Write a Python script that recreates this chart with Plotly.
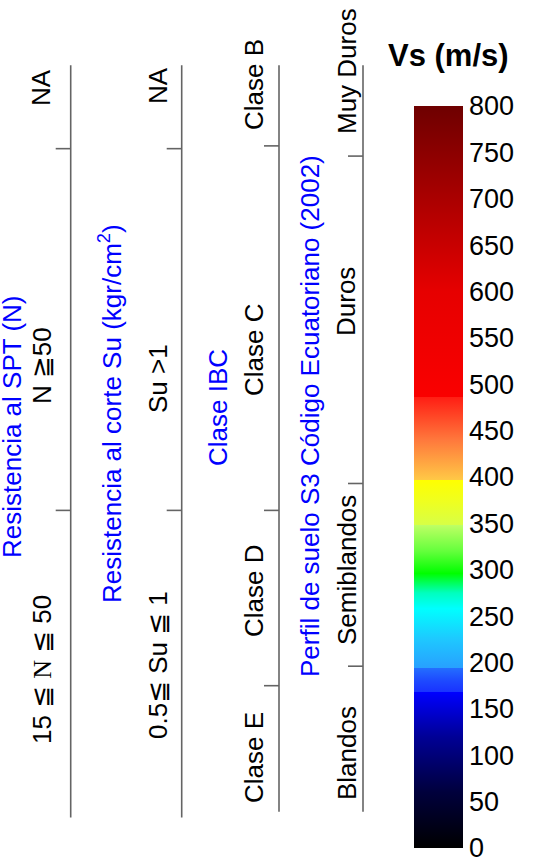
import plotly.graph_objects as go

# ---------------- data ----------------
# colour bar
cb_min, cb_max = 0, 800
cb_ticks = [0, 50, 100, 150, 200, 250, 300, 350, 400, 450, 500, 550, 600, 650, 700, 750, 800]
# colour stops (Vs value, colour)
cs_values = [0, 60, 120, 168, 168, 181, 194, 194, 225, 258, 275, 296, 320, 348, 348, 375, 397, 397, 440, 486, 486, 600, 700, 800]
cs_colors = ["rgb(0,0,0)", "rgb(0,0,60)", "rgb(0,0,150)", "rgb(0,0,255)",
             "rgb(25,50,255)", "rgb(30,75,255)", "rgb(35,110,255)",
             "rgb(40,160,255)", "rgb(30,200,255)", "rgb(0,255,255)", "rgb(0,255,190)",
             "rgb(0,255,0)", "rgb(100,255,60)", "rgb(190,255,100)",
             "rgb(215,255,70)", "rgb(240,255,30)", "rgb(255,255,0)",
             "rgb(255,200,70)", "rgb(255,120,60)", "rgb(255,30,20)",
             "rgb(250,0,0)", "rgb(230,0,0)", "rgb(170,0,0)", "rgb(110,0,0)"]

# class boundaries (Vs, read against the colour-bar scale)
spt_bounds = [364, 754]
su_bounds = [364, 754]
ibc_bounds = [175, 364, 757]
s3_bounds = [196, 393, 746]
# vertical extent of each column line
spt_extent = [33, 844]
su_extent = [33, 844]
ibc_extent = [39, 844]
s3_extent = [39, 844]

spt_labels = ["15 ≦ <span style=\"font-family:'Liberation Serif'\">N</span> ≦ 50", "N ≧50", "NA"]
su_labels = ["0.5≦ Su ≦ 1", "Su &gt;1", "NA"]
ibc_labels = ["Clase E", "Clase D", "Clase C", "Clase B"]
s3_labels = ["Blandos", "Semiblandos", "Duros", "Muy Duros"]
titles = ["Resistencia al SPT (N)", "Resistencia al corte Su (kgr/cm<sup>2</sup>)",
          "Clase IBC", "Perfil de suelo S3 Código Ecuatoriano (2002)"]

# ---------------- layout geometry (pixels of the page) ----------------
W, H = 540, 865
CB_TOP, CB_BOT = 106, 848
k = (CB_BOT - CB_TOP) / (cb_max - cb_min)

def val(ypage):
    return cb_min + (CB_BOT - ypage) / k

y_lo = val(H)
y_hi = val(0)

def px(x):
    return x / W

def py(y):
    return 1 - y / H

FONT = "Liberation Sans, Arial, DejaVu Sans, sans-serif"
LINE_COLOR = "rgb(100,100,100)"

fig = go.Figure()

columns = [
    (70.7, spt_bounds, spt_extent),
    (181.7, su_bounds, su_extent),
    (279, ibc_bounds, ibc_extent),
    (363, s3_bounds, s3_extent),
]
TICK = 15
for xc, bounds, ext in columns:
    xs = [xc, xc, None]
    ys = [ext[0], ext[1], None]
    for b in bounds:
        xs += [xc - TICK, xc, None]
        ys += [b, b, None]
    fig.add_trace(go.Scatter(x=xs, y=ys, mode="lines",
                             line=dict(color=LINE_COLOR, width=1.6),
                             hoverinfo="skip", showlegend=False))

# colour bar via dummy trace
span = cb_max - cb_min
colorscale = [[(v - cb_min) / span, c] for v, c in zip(cs_values, cs_colors)]
fig.add_trace(go.Scatter(
    x=[-1000], y=[-1000], mode="markers", showlegend=False, hoverinfo="skip",
    marker=dict(color=[0], colorscale=colorscale, cmin=cb_min, cmax=cb_max,
                showscale=True,
                colorbar=dict(
                    thickness=49, thicknessmode="pixels",
                    len=(CB_BOT - CB_TOP) / H, lenmode="fraction",
                    y=py(CB_BOT), yanchor="bottom",
                    x=px(414), xanchor="left",
                    xpad=0, ypad=0, outlinewidth=0,
                    tickvals=cb_ticks, ticks="outside", ticklen=1,
                    tickcolor="rgba(0,0,0,0)",
                    tickfont=dict(family=FONT, size=27, color="black"),
                ))))

ann = []
def label(text, x, y, color="black", size=26):
    ann.append(dict(text=text, x=px(x), y=py(y), xref="paper", yref="paper",
                    showarrow=False, textangle=-90, xanchor="center", yanchor="middle",
                    font=dict(family=FONT, size=size, color=color)))

# column 1
label(spt_labels[2], 41, 88)
label(spt_labels[1], 42, 366)
label(spt_labels[0], 42, 670)
label(titles[0], 12, 427, "blue")
# column 2
label(su_labels[2], 158, 86)
label(su_labels[1], 158, 379)
label(su_labels[0], 158, 665)
label(titles[1], 110, 414, "blue")
# column 3
label(ibc_labels[3], 254, 85)
label(ibc_labels[2], 254, 350)
label(ibc_labels[1], 254, 591)
label(ibc_labels[0], 254, 758)
label(titles[2], 218, 408, "blue")
# column 4
label(s3_labels[3], 347, 71)
label(s3_labels[2], 346, 302)
label(s3_labels[1], 347, 570)
label(s3_labels[0], 347, 753)
label(titles[3], 310, 416, "blue")

# colour bar title
ann.append(dict(text="<b>Vs (m/s)</b>", x=px(448), y=py(56), xref="paper", yref="paper",
                showarrow=False, xanchor="center", yanchor="middle",
                font=dict(family=FONT, size=31, color="black")))

fig.update_layout(
    width=W, height=H, autosize=False,
    margin=dict(l=0, r=0, t=0, b=0),
    paper_bgcolor="white", plot_bgcolor="white",
    xaxis=dict(range=[0, W], visible=False, fixedrange=True),
    yaxis=dict(range=[y_lo, y_hi], visible=False, fixedrange=True),
    annotations=ann,
    showlegend=False,
)

fig.write_html("out.html", config={"displayModeBar": False, "staticPlot": True},
               post_script="document.body.style.margin='0';")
##############################
Stated task. Copy the data exactly. Any picture it contains is to be omitted.

Exercise solution.
Write a Python script that recreates this chart with Plotly.
import plotly.graph_objects as go

# ---------------- data ----------------
# colour bar
cb_min, cb_max = 0, 800
cb_ticks = [0, 50, 100, 150, 200, 250, 300, 350, 400, 450, 500, 550, 600, 650, 700, 750, 800]
# colour stops (Vs value, colour)
cs_values = [0, 60, 120, 168, 168, 181, 194, 194, 225, 258, 275, 296, 320, 348, 348, 375, 397, 397, 440, 486, 486, 600, 700, 800]
cs_colors = ["rgb(0,0,0)", "rgb(0,0,60)", "rgb(0,0,150)", "rgb(0,0,255)",
             "rgb(25,50,255)", "rgb(30,75,255)", "rgb(35,110,255)",
             "rgb(40,160,255)", "rgb(30,200,255)", "rgb(0,255,255)", "rgb(0,255,190)",
             "rgb(0,255,0)", "rgb(100,255,60)", "rgb(190,255,100)",
             "rgb(215,255,70)", "rgb(240,255,30)", "rgb(255,255,0)",
             "rgb(255,200,70)", "rgb(255,120,60)", "rgb(255,30,20)",
             "rgb(250,0,0)", "rgb(230,0,0)", "rgb(170,0,0)", "rgb(110,0,0)"]

# class boundaries (Vs, read against the colour-bar scale)
spt_bounds = [364, 754]
su_bounds = [364, 754]
ibc_bounds = [175, 364, 757]
s3_bounds = [196, 393, 746]
# vertical extent of each column line
spt_extent = [33, 844]
su_extent = [33, 844]
ibc_extent = [39, 844]
s3_extent = [39, 844]

spt_labels = ["15 ≦ <span style=\"font-family:'Liberation Serif'\">N</span> ≦ 50", "N ≧50", "NA"]
su_labels = ["0.5≦ Su ≦ 1", "Su &gt;1", "NA"]
ibc_labels = ["Clase E", "Clase D", "Clase C", "Clase B"]
s3_labels = ["Blandos", "Semiblandos", "Duros", "Muy Duros"]
titles = ["Resistencia al SPT (N)", "Resistencia al corte Su (kgr/cm<sup>2</sup>)",
          "Clase IBC", "Perfil de suelo S3 Código Ecuatoriano (2002)"]

# ---------------- layout geometry (pixels of the page) ----------------
W, H = 540, 865
CB_TOP, CB_BOT = 106, 848
k = (CB_BOT - CB_TOP) / (cb_max - cb_min)

def val(ypage):
    return cb_min + (CB_BOT - ypage) / k

y_lo = val(H)
y_hi = val(0)

def px(x):
    return x / W

def py(y):
    return 1 - y / H

FONT = "Liberation Sans, Arial, DejaVu Sans, sans-serif"
LINE_COLOR = "rgb(100,100,100)"

fig = go.Figure()

columns = [
    (70.7, spt_bounds, spt_extent),
    (181.7, su_bounds, su_extent),
    (279, ibc_bounds, ibc_extent),
    (363, s3_bounds, s3_extent),
]
TICK = 15
for xc, bounds, ext in columns:
    xs = [xc, xc, None]
    ys = [ext[0], ext[1], None]
    for b in bounds:
        xs += [xc - TICK, xc, None]
        ys += [b, b, None]
    fig.add_trace(go.Scatter(x=xs, y=ys, mode="lines",
                             line=dict(color=LINE_COLOR, width=1.6),
                             hoverinfo="skip", showlegend=False))

# colour bar via dummy trace
span = cb_max - cb_min
colorscale = [[(v - cb_min) / span, c] for v, c in zip(cs_values, cs_colors)]
fig.add_trace(go.Scatter(
    x=[-1000], y=[-1000], mode="markers", showlegend=False, hoverinfo="skip",
    marker=dict(color=[0], colorscale=colorscale, cmin=cb_min, cmax=cb_max,
                showscale=True,
                colorbar=dict(
                    thickness=49, thicknessmode="pixels",
                    len=(CB_BOT - CB_TOP) / H, lenmode="fraction",
                    y=py(CB_BOT), yanchor="bottom",
                    x=px(414), xanchor="left",
                    xpad=0, ypad=0, outlinewidth=0,
                    tickvals=cb_ticks, ticks="outside", ticklen=1,
                    tickcolor="rgba(0,0,0,0)",
                    tickfont=dict(family=FONT, size=27, color="black"),
                ))))

ann = []
def label(text, x, y, color="black", size=26):
    ann.append(dict(text=text, x=px(x), y=py(y), xref="paper", yref="paper",
                    showarrow=False, textangle=-90, xanchor="center", yanchor="middle",
                    font=dict(family=FONT, size=size, color=color)))

# column 1
label(spt_labels[2], 41, 88)
label(spt_labels[1], 42, 366)
label(spt_labels[0], 42, 670)
label(titles[0], 12, 427, "blue")
# column 2
label(su_labels[2], 158, 86)
label(su_labels[1], 158, 379)
label(su_labels[0], 158, 665)
label(titles[1], 110, 414, "blue")
# column 3
label(ibc_labels[3], 254, 85)
label(ibc_labels[2], 254, 350)
label(ibc_labels[1], 254, 591)
label(ibc_labels[0], 254, 758)
label(titles[2], 218, 408, "blue")
# column 4
label(s3_labels[3], 347, 71)
label(s3_labels[2], 346, 302)
label(s3_labels[1], 347, 570)
label(s3_labels[0], 347, 753)
label(titles[3], 310, 416, "blue")

# colour bar title
ann.append(dict(text="<b>Vs (m/s)</b>", x=px(448), y=py(56), xref="paper", yref="paper",
                showarrow=False, xanchor="center", yanchor="middle",
                font=dict(family=FONT, size=31, color="black")))

fig.update_layout(
    width=W, height=H, autosize=False,
    margin=dict(l=0, r=0, t=0, b=0),
    paper_bgcolor="white", plot_bgcolor="white",
    xaxis=dict(range=[0, W], visible=False, fixedrange=True),
    yaxis=dict(range=[y_lo, y_hi], visible=False, fixedrange=True),
    annotations=ann,
    showlegend=False,
)

fig.write_html("out.html", config={"displayModeBar": False, "staticPlot": True},
               post_script="document.body.style.margin='0';")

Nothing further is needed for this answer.